*Collected material:*
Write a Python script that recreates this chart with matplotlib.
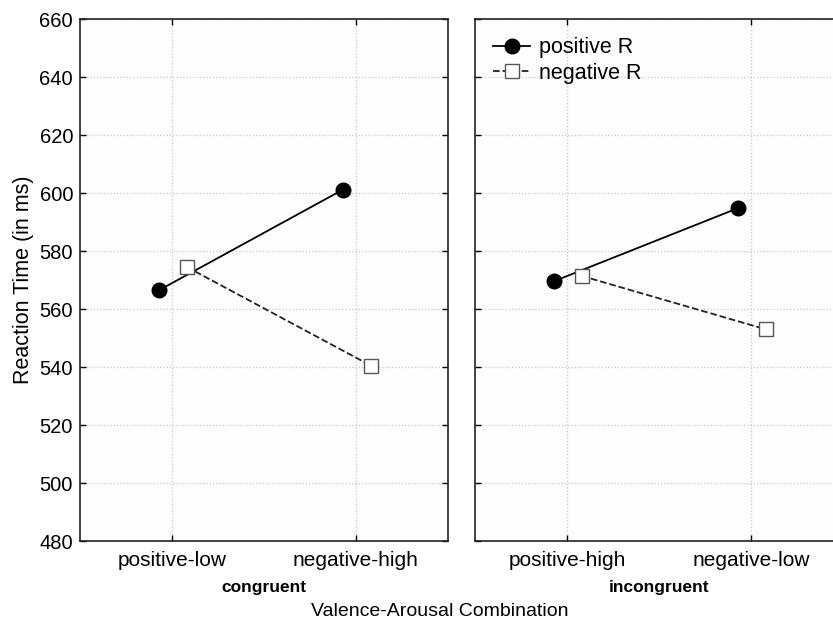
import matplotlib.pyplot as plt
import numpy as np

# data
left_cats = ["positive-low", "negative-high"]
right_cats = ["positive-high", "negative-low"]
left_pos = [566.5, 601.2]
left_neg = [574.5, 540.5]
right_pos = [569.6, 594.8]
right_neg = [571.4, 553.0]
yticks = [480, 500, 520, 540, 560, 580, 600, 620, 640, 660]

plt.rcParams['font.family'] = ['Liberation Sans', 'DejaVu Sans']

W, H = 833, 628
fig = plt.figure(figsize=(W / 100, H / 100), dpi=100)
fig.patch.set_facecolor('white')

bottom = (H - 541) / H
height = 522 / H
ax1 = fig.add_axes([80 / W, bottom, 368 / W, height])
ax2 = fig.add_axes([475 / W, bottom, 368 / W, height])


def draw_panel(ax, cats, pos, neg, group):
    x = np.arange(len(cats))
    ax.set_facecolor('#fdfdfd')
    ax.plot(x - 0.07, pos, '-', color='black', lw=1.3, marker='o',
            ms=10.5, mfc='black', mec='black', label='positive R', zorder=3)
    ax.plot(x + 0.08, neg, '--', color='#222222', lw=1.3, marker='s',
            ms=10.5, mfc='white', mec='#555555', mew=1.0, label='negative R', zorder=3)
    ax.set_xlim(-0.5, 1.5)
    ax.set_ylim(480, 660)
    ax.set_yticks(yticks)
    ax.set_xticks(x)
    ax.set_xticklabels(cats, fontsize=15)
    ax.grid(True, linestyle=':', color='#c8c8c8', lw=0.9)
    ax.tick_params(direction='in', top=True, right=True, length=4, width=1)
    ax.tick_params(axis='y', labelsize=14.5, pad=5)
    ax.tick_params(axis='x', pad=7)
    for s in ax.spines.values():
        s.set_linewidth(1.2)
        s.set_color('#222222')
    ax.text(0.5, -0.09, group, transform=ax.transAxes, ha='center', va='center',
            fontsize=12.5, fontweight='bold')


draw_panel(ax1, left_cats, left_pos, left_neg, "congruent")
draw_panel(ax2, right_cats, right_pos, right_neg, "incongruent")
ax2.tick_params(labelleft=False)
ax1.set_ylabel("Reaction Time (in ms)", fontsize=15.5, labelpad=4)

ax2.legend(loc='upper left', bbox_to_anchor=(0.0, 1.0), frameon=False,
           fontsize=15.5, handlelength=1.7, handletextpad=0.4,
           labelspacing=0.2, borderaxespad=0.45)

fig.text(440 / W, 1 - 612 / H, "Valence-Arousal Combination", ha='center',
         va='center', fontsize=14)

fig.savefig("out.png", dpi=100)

*The problem:* Restate each line from the start of the listing through the line bearing "import numpy as np" word for word. Drop the pictures.

*Solution below:*
Write a Python script that recreates this chart with matplotlib.
import matplotlib.pyplot as plt
import numpy as np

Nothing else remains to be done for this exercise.